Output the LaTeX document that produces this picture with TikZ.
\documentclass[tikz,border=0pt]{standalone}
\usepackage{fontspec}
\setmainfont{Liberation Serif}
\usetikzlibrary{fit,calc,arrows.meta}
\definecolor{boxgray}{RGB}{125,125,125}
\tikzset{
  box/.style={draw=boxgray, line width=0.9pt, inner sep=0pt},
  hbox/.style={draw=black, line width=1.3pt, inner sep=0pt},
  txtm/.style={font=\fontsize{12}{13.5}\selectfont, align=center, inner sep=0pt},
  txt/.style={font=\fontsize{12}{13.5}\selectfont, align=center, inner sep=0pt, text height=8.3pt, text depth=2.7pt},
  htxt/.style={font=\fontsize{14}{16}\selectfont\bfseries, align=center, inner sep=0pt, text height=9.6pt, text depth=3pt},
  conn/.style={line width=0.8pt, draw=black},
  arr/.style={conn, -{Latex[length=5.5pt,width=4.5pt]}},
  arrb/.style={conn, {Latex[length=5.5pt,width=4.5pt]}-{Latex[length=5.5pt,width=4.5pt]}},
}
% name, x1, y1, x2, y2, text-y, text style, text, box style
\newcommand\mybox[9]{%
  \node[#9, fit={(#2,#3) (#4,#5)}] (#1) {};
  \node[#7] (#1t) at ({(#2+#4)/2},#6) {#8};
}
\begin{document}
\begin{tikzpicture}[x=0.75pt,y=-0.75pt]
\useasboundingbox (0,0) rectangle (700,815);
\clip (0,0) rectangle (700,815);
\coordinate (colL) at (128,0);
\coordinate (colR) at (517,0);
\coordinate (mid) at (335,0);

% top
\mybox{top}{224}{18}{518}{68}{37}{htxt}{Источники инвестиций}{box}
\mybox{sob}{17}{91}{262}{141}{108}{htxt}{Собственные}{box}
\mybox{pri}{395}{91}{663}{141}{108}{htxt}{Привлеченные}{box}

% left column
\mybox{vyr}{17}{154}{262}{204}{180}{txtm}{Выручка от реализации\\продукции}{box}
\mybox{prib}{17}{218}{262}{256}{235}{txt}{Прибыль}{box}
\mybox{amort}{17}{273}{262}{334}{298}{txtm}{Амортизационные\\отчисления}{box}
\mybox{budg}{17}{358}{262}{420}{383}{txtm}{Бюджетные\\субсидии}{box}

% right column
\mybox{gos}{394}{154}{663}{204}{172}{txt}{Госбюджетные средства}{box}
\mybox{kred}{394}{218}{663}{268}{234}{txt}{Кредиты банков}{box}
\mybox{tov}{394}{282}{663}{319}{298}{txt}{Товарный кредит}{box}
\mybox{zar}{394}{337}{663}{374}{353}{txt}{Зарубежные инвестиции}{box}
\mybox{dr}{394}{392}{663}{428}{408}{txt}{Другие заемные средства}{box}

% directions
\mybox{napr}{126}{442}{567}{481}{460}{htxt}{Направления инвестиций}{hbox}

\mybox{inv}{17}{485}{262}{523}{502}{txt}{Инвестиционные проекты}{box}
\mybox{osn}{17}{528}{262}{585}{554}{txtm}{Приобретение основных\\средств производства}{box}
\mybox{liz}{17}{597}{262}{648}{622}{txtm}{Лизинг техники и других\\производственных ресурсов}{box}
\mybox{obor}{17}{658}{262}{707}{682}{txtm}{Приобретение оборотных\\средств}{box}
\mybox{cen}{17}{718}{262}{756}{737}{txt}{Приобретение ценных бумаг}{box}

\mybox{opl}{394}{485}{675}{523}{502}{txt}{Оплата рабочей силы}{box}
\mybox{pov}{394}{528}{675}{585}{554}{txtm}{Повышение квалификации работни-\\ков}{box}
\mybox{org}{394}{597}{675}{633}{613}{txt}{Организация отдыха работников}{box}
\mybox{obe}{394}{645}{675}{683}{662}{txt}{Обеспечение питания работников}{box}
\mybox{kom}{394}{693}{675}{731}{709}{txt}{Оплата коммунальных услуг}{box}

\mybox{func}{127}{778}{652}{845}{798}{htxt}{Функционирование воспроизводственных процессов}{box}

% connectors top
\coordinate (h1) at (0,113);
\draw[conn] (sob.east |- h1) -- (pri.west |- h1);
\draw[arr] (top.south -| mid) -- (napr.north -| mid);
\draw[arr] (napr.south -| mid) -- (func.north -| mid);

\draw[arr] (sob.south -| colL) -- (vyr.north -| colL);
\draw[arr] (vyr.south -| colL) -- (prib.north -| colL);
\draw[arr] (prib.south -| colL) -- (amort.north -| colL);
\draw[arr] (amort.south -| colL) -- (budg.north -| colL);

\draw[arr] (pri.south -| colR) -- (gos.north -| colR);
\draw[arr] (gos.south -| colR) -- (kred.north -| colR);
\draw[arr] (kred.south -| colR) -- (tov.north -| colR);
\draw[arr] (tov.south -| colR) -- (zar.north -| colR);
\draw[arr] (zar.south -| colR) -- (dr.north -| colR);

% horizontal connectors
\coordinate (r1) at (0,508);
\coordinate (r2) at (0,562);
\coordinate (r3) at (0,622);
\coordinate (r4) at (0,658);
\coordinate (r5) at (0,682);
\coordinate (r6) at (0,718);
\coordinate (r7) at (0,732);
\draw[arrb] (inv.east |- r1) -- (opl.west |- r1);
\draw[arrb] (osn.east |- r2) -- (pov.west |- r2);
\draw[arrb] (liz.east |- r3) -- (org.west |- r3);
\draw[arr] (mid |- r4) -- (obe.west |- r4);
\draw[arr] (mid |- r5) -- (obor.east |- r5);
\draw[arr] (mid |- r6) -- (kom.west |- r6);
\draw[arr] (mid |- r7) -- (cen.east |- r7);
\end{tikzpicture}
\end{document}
- - - -
Exercise task: Please repeat the material above, word for word and in full.

Solution for this task:
Output the LaTeX document that produces this picture with TikZ.
\documentclass[tikz,border=0pt]{standalone}
\usepackage{fontspec}
\setmainfont{Liberation Serif}
\usetikzlibrary{fit,calc,arrows.meta}
\definecolor{boxgray}{RGB}{125,125,125}
\tikzset{
  box/.style={draw=boxgray, line width=0.9pt, inner sep=0pt},
  hbox/.style={draw=black, line width=1.3pt, inner sep=0pt},
  txtm/.style={font=\fontsize{12}{13.5}\selectfont, align=center, inner sep=0pt},
  txt/.style={font=\fontsize{12}{13.5}\selectfont, align=center, inner sep=0pt, text height=8.3pt, text depth=2.7pt},
  htxt/.style={font=\fontsize{14}{16}\selectfont\bfseries, align=center, inner sep=0pt, text height=9.6pt, text depth=3pt},
  conn/.style={line width=0.8pt, draw=black},
  arr/.style={conn, -{Latex[length=5.5pt,width=4.5pt]}},
  arrb/.style={conn, {Latex[length=5.5pt,width=4.5pt]}-{Latex[length=5.5pt,width=4.5pt]}},
}
% name, x1, y1, x2, y2, text-y, text style, text, box style
\newcommand\mybox[9]{%
  \node[#9, fit={(#2,#3) (#4,#5)}] (#1) {};
  \node[#7] (#1t) at ({(#2+#4)/2},#6) {#8};
}
\begin{document}
\begin{tikzpicture}[x=0.75pt,y=-0.75pt]
\useasboundingbox (0,0) rectangle (700,815);
\clip (0,0) rectangle (700,815);
\coordinate (colL) at (128,0);
\coordinate (colR) at (517,0);
\coordinate (mid) at (335,0);

% top
\mybox{top}{224}{18}{518}{68}{37}{htxt}{Источники инвестиций}{box}
\mybox{sob}{17}{91}{262}{141}{108}{htxt}{Собственные}{box}
\mybox{pri}{395}{91}{663}{141}{108}{htxt}{Привлеченные}{box}

% left column
\mybox{vyr}{17}{154}{262}{204}{180}{txtm}{Выручка от реализации\\продукции}{box}
\mybox{prib}{17}{218}{262}{256}{235}{txt}{Прибыль}{box}
\mybox{amort}{17}{273}{262}{334}{298}{txtm}{Амортизационные\\отчисления}{box}
\mybox{budg}{17}{358}{262}{420}{383}{txtm}{Бюджетные\\субсидии}{box}

% right column
\mybox{gos}{394}{154}{663}{204}{172}{txt}{Госбюджетные средства}{box}
\mybox{kred}{394}{218}{663}{268}{234}{txt}{Кредиты банков}{box}
\mybox{tov}{394}{282}{663}{319}{298}{txt}{Товарный кредит}{box}
\mybox{zar}{394}{337}{663}{374}{353}{txt}{Зарубежные инвестиции}{box}
\mybox{dr}{394}{392}{663}{428}{408}{txt}{Другие заемные средства}{box}

% directions
\mybox{napr}{126}{442}{567}{481}{460}{htxt}{Направления инвестиций}{hbox}

\mybox{inv}{17}{485}{262}{523}{502}{txt}{Инвестиционные проекты}{box}
\mybox{osn}{17}{528}{262}{585}{554}{txtm}{Приобретение основных\\средств производства}{box}
\mybox{liz}{17}{597}{262}{648}{622}{txtm}{Лизинг техники и других\\производственных ресурсов}{box}
\mybox{obor}{17}{658}{262}{707}{682}{txtm}{Приобретение оборотных\\средств}{box}
\mybox{cen}{17}{718}{262}{756}{737}{txt}{Приобретение ценных бумаг}{box}

\mybox{opl}{394}{485}{675}{523}{502}{txt}{Оплата рабочей силы}{box}
\mybox{pov}{394}{528}{675}{585}{554}{txtm}{Повышение квалификации работни-\\ков}{box}
\mybox{org}{394}{597}{675}{633}{613}{txt}{Организация отдыха работников}{box}
\mybox{obe}{394}{645}{675}{683}{662}{txt}{Обеспечение питания работников}{box}
\mybox{kom}{394}{693}{675}{731}{709}{txt}{Оплата коммунальных услуг}{box}

\mybox{func}{127}{778}{652}{845}{798}{htxt}{Функционирование воспроизводственных процессов}{box}

% connectors top
\coordinate (h1) at (0,113);
\draw[conn] (sob.east |- h1) -- (pri.west |- h1);
\draw[arr] (top.south -| mid) -- (napr.north -| mid);
\draw[arr] (napr.south -| mid) -- (func.north -| mid);

\draw[arr] (sob.south -| colL) -- (vyr.north -| colL);
\draw[arr] (vyr.south -| colL) -- (prib.north -| colL);
\draw[arr] (prib.south -| colL) -- (amort.north -| colL);
\draw[arr] (amort.south -| colL) -- (budg.north -| colL);

\draw[arr] (pri.south -| colR) -- (gos.north -| colR);
\draw[arr] (gos.south -| colR) -- (kred.north -| colR);
\draw[arr] (kred.south -| colR) -- (tov.north -| colR);
\draw[arr] (tov.south -| colR) -- (zar.north -| colR);
\draw[arr] (zar.south -| colR) -- (dr.north -| colR);

% horizontal connectors
\coordinate (r1) at (0,508);
\coordinate (r2) at (0,562);
\coordinate (r3) at (0,622);
\coordinate (r4) at (0,658);
\coordinate (r5) at (0,682);
\coordinate (r6) at (0,718);
\coordinate (r7) at (0,732);
\draw[arrb] (inv.east |- r1) -- (opl.west |- r1);
\draw[arrb] (osn.east |- r2) -- (pov.west |- r2);
\draw[arrb] (liz.east |- r3) -- (org.west |- r3);
\draw[arr] (mid |- r4) -- (obe.west |- r4);
\draw[arr] (mid |- r5) -- (obor.east |- r5);
\draw[arr] (mid |- r6) -- (kom.west |- r6);
\draw[arr] (mid |- r7) -- (cen.east |- r7);
\end{tikzpicture}
\end{document}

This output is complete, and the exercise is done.